## Exercise input
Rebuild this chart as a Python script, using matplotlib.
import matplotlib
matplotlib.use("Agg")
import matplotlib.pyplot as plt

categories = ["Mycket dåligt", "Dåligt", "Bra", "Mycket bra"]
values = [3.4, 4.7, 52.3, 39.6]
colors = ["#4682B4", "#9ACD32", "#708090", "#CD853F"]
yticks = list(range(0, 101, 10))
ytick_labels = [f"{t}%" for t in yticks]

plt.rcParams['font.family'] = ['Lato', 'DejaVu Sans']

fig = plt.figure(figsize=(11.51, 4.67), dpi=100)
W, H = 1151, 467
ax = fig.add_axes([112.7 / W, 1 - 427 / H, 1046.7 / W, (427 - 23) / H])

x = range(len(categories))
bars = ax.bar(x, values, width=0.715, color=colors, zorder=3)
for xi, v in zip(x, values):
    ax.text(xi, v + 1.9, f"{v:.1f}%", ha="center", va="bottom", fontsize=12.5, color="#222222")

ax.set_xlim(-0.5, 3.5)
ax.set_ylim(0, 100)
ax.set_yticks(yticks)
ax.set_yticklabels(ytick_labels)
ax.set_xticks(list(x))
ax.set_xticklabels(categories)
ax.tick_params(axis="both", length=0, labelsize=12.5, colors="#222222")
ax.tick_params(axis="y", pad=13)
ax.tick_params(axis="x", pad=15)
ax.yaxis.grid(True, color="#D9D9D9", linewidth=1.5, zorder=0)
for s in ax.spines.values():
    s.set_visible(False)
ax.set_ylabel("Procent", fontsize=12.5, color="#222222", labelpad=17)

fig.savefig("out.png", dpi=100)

---

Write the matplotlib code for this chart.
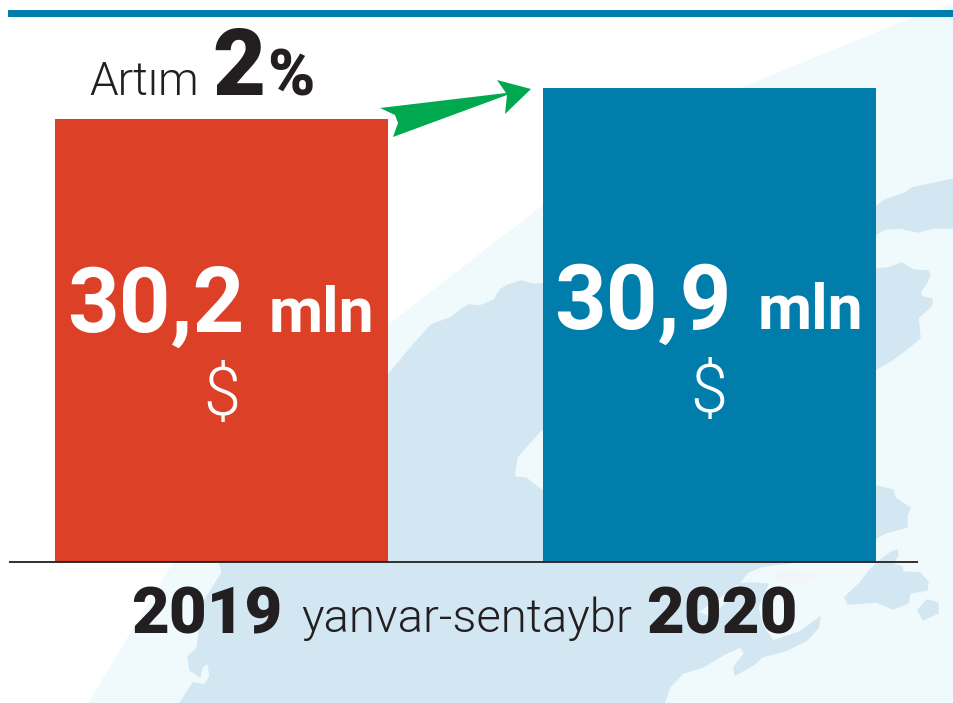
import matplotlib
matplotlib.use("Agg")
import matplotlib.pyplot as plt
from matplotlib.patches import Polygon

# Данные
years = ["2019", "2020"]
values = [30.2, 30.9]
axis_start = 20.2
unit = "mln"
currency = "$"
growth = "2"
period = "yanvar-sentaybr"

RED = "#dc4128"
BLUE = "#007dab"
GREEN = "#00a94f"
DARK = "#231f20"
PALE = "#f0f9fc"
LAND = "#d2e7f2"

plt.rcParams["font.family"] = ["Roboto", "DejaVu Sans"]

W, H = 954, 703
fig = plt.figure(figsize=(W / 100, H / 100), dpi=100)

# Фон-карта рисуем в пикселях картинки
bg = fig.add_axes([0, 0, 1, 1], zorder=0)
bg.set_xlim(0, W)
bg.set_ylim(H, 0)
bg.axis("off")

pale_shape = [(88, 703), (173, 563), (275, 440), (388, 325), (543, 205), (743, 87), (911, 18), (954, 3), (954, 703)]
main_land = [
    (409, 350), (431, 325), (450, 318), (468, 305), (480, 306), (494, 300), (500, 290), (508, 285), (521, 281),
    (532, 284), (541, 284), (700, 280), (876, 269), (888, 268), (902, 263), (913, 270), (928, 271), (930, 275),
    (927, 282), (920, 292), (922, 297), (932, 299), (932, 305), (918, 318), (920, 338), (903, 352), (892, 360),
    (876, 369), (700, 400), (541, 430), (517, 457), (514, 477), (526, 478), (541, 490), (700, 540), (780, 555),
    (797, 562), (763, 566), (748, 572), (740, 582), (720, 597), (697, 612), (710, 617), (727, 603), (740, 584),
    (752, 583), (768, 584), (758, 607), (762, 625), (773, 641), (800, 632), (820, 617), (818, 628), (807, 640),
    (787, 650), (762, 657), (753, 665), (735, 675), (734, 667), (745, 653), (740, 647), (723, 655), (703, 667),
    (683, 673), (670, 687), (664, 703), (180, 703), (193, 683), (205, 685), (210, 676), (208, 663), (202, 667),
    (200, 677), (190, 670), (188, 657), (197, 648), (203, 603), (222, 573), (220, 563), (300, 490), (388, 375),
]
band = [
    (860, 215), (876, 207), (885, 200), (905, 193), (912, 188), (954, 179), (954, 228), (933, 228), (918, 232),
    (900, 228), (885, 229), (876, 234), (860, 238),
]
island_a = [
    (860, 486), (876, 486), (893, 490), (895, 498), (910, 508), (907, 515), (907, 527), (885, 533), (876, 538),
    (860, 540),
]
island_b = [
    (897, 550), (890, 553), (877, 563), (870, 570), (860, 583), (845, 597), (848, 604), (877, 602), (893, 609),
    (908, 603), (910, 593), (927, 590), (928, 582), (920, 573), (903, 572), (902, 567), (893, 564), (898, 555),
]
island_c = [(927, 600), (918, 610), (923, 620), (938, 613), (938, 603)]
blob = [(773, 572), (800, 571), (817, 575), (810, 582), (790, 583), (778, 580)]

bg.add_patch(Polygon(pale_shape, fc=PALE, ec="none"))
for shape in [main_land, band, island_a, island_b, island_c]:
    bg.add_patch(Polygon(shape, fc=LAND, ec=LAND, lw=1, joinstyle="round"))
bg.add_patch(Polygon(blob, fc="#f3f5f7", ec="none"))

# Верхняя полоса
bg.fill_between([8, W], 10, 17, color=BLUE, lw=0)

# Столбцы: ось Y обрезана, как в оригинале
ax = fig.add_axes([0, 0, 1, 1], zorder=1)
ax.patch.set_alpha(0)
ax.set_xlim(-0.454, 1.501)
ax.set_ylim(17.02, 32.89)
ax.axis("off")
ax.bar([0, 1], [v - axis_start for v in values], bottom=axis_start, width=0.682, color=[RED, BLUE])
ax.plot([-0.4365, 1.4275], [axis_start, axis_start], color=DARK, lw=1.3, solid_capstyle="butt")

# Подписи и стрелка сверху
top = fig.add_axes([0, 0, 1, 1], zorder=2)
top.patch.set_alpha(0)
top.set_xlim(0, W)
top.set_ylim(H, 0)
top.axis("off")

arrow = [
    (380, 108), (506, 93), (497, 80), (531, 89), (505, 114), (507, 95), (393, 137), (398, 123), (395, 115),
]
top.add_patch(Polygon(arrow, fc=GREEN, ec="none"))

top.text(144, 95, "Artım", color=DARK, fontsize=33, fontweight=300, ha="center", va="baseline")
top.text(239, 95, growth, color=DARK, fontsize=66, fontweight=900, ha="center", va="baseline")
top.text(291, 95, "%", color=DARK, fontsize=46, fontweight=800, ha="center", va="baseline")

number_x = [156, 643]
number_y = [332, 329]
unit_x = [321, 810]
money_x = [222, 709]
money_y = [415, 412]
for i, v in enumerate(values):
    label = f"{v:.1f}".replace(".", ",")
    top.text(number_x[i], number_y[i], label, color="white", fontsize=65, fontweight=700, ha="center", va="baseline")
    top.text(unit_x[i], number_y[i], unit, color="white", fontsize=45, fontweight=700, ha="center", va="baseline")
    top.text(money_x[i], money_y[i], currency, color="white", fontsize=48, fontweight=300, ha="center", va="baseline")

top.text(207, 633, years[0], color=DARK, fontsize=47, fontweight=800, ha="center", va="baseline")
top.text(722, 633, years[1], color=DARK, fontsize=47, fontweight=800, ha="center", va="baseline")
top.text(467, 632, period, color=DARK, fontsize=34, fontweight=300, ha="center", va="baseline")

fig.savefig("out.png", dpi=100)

## Your instructions
Copy each line in the data that holds the word "this".

## Solution to the exercise
Rebuild this chart as a Python script, using matplotlib.
Write the matplotlib code for this chart.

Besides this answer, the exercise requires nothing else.